Goal: Include in the output only the lines from the opening of the records through the line containing "3500000000, 4000000000, 4500000000];", each printed exactly; pictures are omitted.

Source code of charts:
════════

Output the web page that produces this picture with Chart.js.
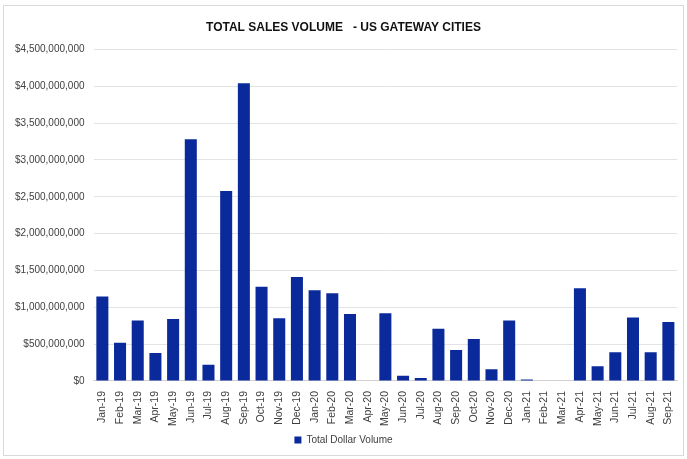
<!DOCTYPE html>
<html lang="en">
<head>
    <meta charset="UTF-8">
    <title>Total Sales Volume - US Gateway Cities</title>
    <script src="https://cdn.jsdelivr.net/npm/chart.js"></script>
    <style>
        html, body { margin: 0; padding: 0; background: #fff; }
        .frame {
            position: absolute; left: 3px; top: 5px; width: 681px; height: 451px;
            border: 1px solid #d9d9d9; box-sizing: border-box;
        }
    </style>
</head>
<body>
    <div class="frame"><canvas id="salesChart"></canvas></div>
    <script>
        const months = ['Jan-19','Feb-19','Mar-19','Apr-19','May-19','Jun-19','Jul-19','Aug-19','Sep-19','Oct-19','Nov-19','Dec-19',
                        'Jan-20','Feb-20','Mar-20','Apr-20','May-20','Jun-20','Jul-20','Aug-20','Sep-20','Oct-20','Nov-20','Dec-20',
                        'Jan-21','Feb-21','Mar-21','Apr-21','May-21','Jun-21','Jul-21','Aug-21','Sep-21'];
        const dollarVolume = [1145000000, 520000000, 820000000, 380000000, 840000000, 3280000000, 220000000, 2580000000, 4040000000,
                              1280000000, 850000000, 1410000000, 1230000000, 1190000000, 910000000, 5000000, 920000000, 70000000,
                              40000000, 710000000, 420000000, 570000000, 160000000, 820000000, 20000000, 0, 0, 1260000000,
                              200000000, 390000000, 860000000, 390000000, 800000000];
        const yTicks = [0, 500000000, 1000000000, 1500000000, 2000000000, 2500000000, 3000000000, 3500000000, 4000000000, 4500000000];

        const fontFamily = '"Liberation Sans Narrow", "Liberation Sans", sans-serif';
        const ctx = document.getElementById('salesChart').getContext('2d');
        new Chart(ctx, {
            type: 'bar',
            data: {
                labels: months,
                datasets: [{
                    label: 'Total Dollar Volume',
                    data: dollarVolume,
                    backgroundColor: '#0a2a9c',
                    barPercentage: 0.68,
                    categoryPercentage: 1.0
                }]
            },
            options: {
                responsive: true,
                maintainAspectRatio: false,
                animation: false,
                layout: { padding: { left: 2, right: 2, top: 0, bottom: 0 } },
                plugins: {
                    title: {
                        display: true,
                        text: 'TOTAL SALES VOLUME   - US GATEWAY CITIES',
                        color: '#111',
                        font: { family: fontFamily, size: 12, weight: 'bold' },
                        padding: { top: 14, bottom: 15 }
                    },
                    legend: {
                        position: 'bottom',
                        labels: {
                            boxWidth: 7, boxHeight: 7, color: '#404040', padding: 7,
                            font: { family: fontFamily, size: 10 }
                        }
                    },
                    tooltip: { enabled: false }
                },
                scales: {
                    y: {
                        min: 0, max: 4500000000,
                        afterBuildTicks: (axis) => { axis.ticks = yTicks.map(v => ({ value: v })); },
                        border: { display: false },
                        grid: { color: '#e3e3e3', drawTicks: false },
                        ticks: {
                            padding: 9, color: '#404040',
                            font: { family: fontFamily, size: 10 },
                            callback: (v) => '$' + Number(v).toLocaleString('en-US')
                        }
                    },
                    x: {
                        border: { color: '#d0d0d0' },
                        grid: { display: false },
                        ticks: {
                            maxRotation: 90, minRotation: 90, autoSkip: false, color: '#404040', padding: 2,
                            font: { family: fontFamily, size: 10.5 }
                        }
                    }
                }
            }
        });
    </script>
</body>
</html>
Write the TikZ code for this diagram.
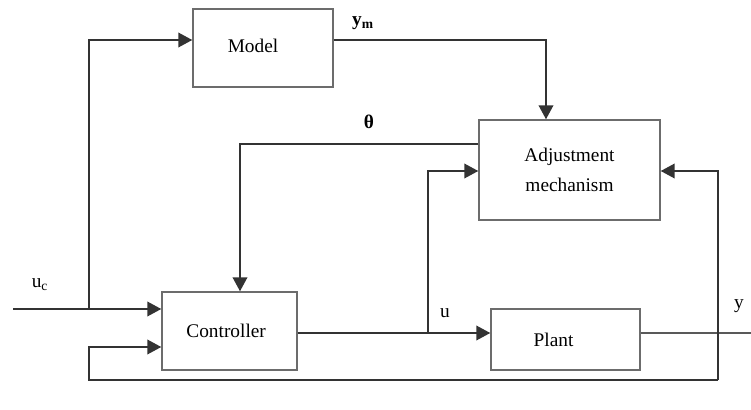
\documentclass[tikz,border=0pt]{standalone}
\usepackage{fontspec}
\setmainfont{Liberation Serif}
\usetikzlibrary{calc}
\usetikzlibrary{arrows.meta}

\begin{document}
\begin{tikzpicture}[x=0.75pt, y=-0.75pt,
                block/.style={draw=gray!85!black, line width=1.1pt, inner sep=0pt, align=center,
                    font=\fontsize{14.5}{22}\selectfont},
                arr/.style={draw=black!80, line width=1.3pt, -{Triangle[length=10.5pt,width=11pt]}},
                line/.style={draw=gray!70!black, line width=1.1pt},
                lbl/.style={font=\fontsize{14.5}{16}\selectfont}]
                \useasboundingbox (0,0) rectangle (751,410);

                % blocks
                \node[block, minimum width=105pt, minimum height=58.5pt] (model) at (263,48) {\hspace*{-15pt}\raisebox{4pt}{Model}};
                \node[block, minimum width=135.75pt, minimum height=75pt] (adj) at (569.5,170) {Adjustment\\mechanism};
                \node[block, minimum width=101.25pt, minimum height=58.5pt] (ctrl) at (229.5,331) {\hspace*{-5pt}Controller};
                \node[block, minimum width=111.75pt, minimum height=45.75pt] (plant) at (565.5,339.5) {\hspace*{-18pt}Plant};

                % junctions
                \coordinate (in) at (13,309);
                \coordinate (b1) at (89,309);
                \coordinate (b2) at (428,333);
                \coordinate (out) at (751,333);
                \coordinate (fb) at (718,380);
                \coordinate (fbl) at (89,380);

                % reference input u_c
                \draw[arr] (in) -- (in -| ctrl.west);
                \draw[arr] (b1) |- ($(model.west)+(0,-8)$);

                % model output y_m
                \draw[arr] ($(model.east)+(0,-8)$) -| ($(adj.north)+(-23.5,0)$);

                % parameter theta
                \draw[arr] ($(adj.west)+(0,-26)$) -| ($(ctrl.north)+(10.5,0)$);

                % control signal u
                \draw[arr] (ctrl.east |- b2) -- (plant.west |- b2);
                \draw[arr] (b2) |- ($(adj.west)+(0,1)$);

                % plant output y
                \draw[line] (plant.east |- out) -- (out);
                \draw[arr] (fb) |- ($(adj.east)+(0,1)$);
                \draw[arr] (fb) -- (fbl) |- ($(ctrl.west)+(0,16)$);

                % labels
                \node[lbl] (uc) at (40,285) {u\textsubscript{c}};
                \node[lbl] (ym) at (363,23) {\textbf{y\textsubscript{m}}};
                \node[lbl] (th) at (369,122) {\textbf{θ}};
                \node[lbl] (ul) at (445,313) {u};
                \node[lbl] (yl) at (739,306) {y};

            \end{tikzpicture}
\end{document}
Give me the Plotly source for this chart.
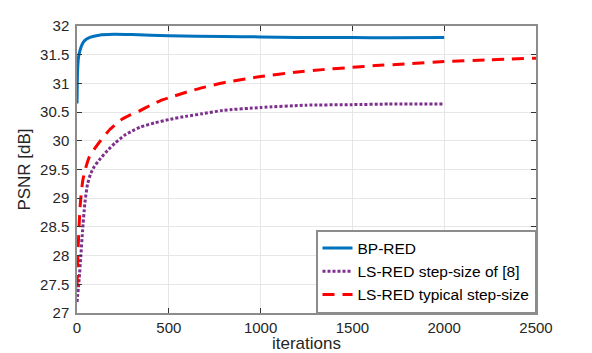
import plotly.graph_objects as go

bp_iter = [0, 3, 8, 15, 25, 40, 70, 120, 200, 300, 500, 800, 1000, 1200, 1500, 1700, 2000]
bp_psnr = [30.65, 31.2, 31.45, 31.56, 31.66, 31.74, 31.80, 31.84, 31.855, 31.85, 31.83, 31.815, 31.81, 31.80, 31.80, 31.795, 31.80]

ls8_iter = [0, 12, 21, 30, 43, 57, 75, 94, 130, 166, 210, 256, 300, 347, 420, 500, 600, 681, 794, 1000, 1246, 1500, 1697, 2000]
ls8_psnr = [27.19, 27.6, 28.0, 28.42, 28.92, 29.24, 29.43, 29.55, 29.7, 29.83, 29.97, 30.09, 30.17, 30.24, 30.31, 30.37, 30.43, 30.47, 30.53, 30.58, 30.62, 30.63, 30.64, 30.64]

lst_iter = [0, 3, 7, 11, 18, 31, 45, 67, 100, 130, 180, 238, 290, 347, 400, 455, 530, 599, 700, 812, 1000, 1200, 1336, 1500, 1625, 1800, 2000, 2250, 2500]
lst_psnr = [27.45, 27.8, 28.2, 28.5, 28.9, 29.3, 29.5, 29.72, 29.88, 30.01, 30.2, 30.36, 30.45, 30.53, 30.62, 30.7, 30.78, 30.85, 30.94, 31.02, 31.12, 31.2, 31.24, 31.28, 31.31, 31.34, 31.38, 31.41, 31.44]

x_ticks = [0, 500, 1000, 1500, 2000, 2500]
y_ticks = [27, 27.5, 28, 28.5, 29, 29.5, 30, 30.5, 31, 31.5, 32]
y_tick_text = ["27", "27.5", "28", "28.5", "29", "29.5", "30", "30.5", "31", "31.5", "32"]

FONT = "Liberation Sans, Arial, Helvetica"

fig = go.Figure()
fig.add_trace(go.Scatter(x=bp_iter, y=bp_psnr, mode="lines", name="BP-RED",
                         line=dict(color="#0072BD", width=3, shape="spline", smoothing=0.5)))
fig.add_trace(go.Scatter(x=ls8_iter, y=ls8_psnr, mode="lines", name="LS-RED step-size of [8]",
                         line=dict(color="#7E2F8E", width=3, dash="3px,2px", shape="spline", smoothing=0.5)))
fig.add_trace(go.Scatter(x=lst_iter, y=lst_psnr, mode="lines", name="LS-RED typical step-size",
                         line=dict(color="#FF0000", width=3, dash="12px,8px", shape="spline", smoothing=0.5)))

axis_common = dict(showline=True, linecolor="#8c8c8c", linewidth=1.5, mirror="allticks",
                   ticks="inside", ticklen=5, tickcolor="#333333", showgrid=True,
                   gridcolor="#e6e6e6", gridwidth=1, zeroline=False, automargin=False,
                   tickfont=dict(family=FONT, size=15, color="#262626"))

fig.update_xaxes(range=[0, 2500], tickvals=x_ticks, ticklabelstandoff=0,
                 title=dict(text="iterations", font=dict(family=FONT, size=17, color="#262626"), standoff=0),
                 **axis_common)
fig.update_yaxes(range=[27, 32], tickvals=y_ticks, ticktext=y_tick_text, ticklabelstandoff=3,
                 title=dict(text="PSNR [dB]", font=dict(family=FONT, size=17, color="#262626"), standoff=5),
                 **axis_common)

fig.update_layout(
    width=592, height=353,
    margin=dict(l=77, r=56, t=26, b=40),
    paper_bgcolor="white", plot_bgcolor="white",
    showlegend=True,
    legend=dict(x=1, y=0, xanchor="right", yanchor="bottom",
                bgcolor="white", bordercolor="#8c8c8c", borderwidth=1.5,
                font=dict(family=FONT, size=15.5, color="#000000"),
                tracegroupgap=0, itemwidth=30),
)

fig.write_html("out.html", config={"displayModeBar": False},
               post_script="document.body.style.margin='0px';document.body.style.overflow='hidden';")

════════

Problem solution:
Output the web page that produces this picture with Chart.js.
<!DOCTYPE html>
<html lang="en">
<head>
    <meta charset="UTF-8">
    <title>Total Sales Volume - US Gateway Cities</title>
    <script src="https://cdn.jsdelivr.net/npm/chart.js"></script>
    <style>
        html, body { margin: 0; padding: 0; background: #fff; }
        .frame {
            position: absolute; left: 3px; top: 5px; width: 681px; height: 451px;
            border: 1px solid #d9d9d9; box-sizing: border-box;
        }
    </style>
</head>
<body>
    <div class="frame"><canvas id="salesChart"></canvas></div>
    <script>
        const months = ['Jan-19','Feb-19','Mar-19','Apr-19','May-19','Jun-19','Jul-19','Aug-19','Sep-19','Oct-19','Nov-19','Dec-19',
                        'Jan-20','Feb-20','Mar-20','Apr-20','May-20','Jun-20','Jul-20','Aug-20','Sep-20','Oct-20','Nov-20','Dec-20',
                        'Jan-21','Feb-21','Mar-21','Apr-21','May-21','Jun-21','Jul-21','Aug-21','Sep-21'];
        const dollarVolume = [1145000000, 520000000, 820000000, 380000000, 840000000, 3280000000, 220000000, 2580000000, 4040000000,
                              1280000000, 850000000, 1410000000, 1230000000, 1190000000, 910000000, 5000000, 920000000, 70000000,
                              40000000, 710000000, 420000000, 570000000, 160000000, 820000000, 20000000, 0, 0, 1260000000,
                              200000000, 390000000, 860000000, 390000000, 800000000];
        const yTicks = [0, 500000000, 1000000000, 1500000000, 2000000000, 2500000000, 3000000000, 3500000000, 4000000000, 4500000000];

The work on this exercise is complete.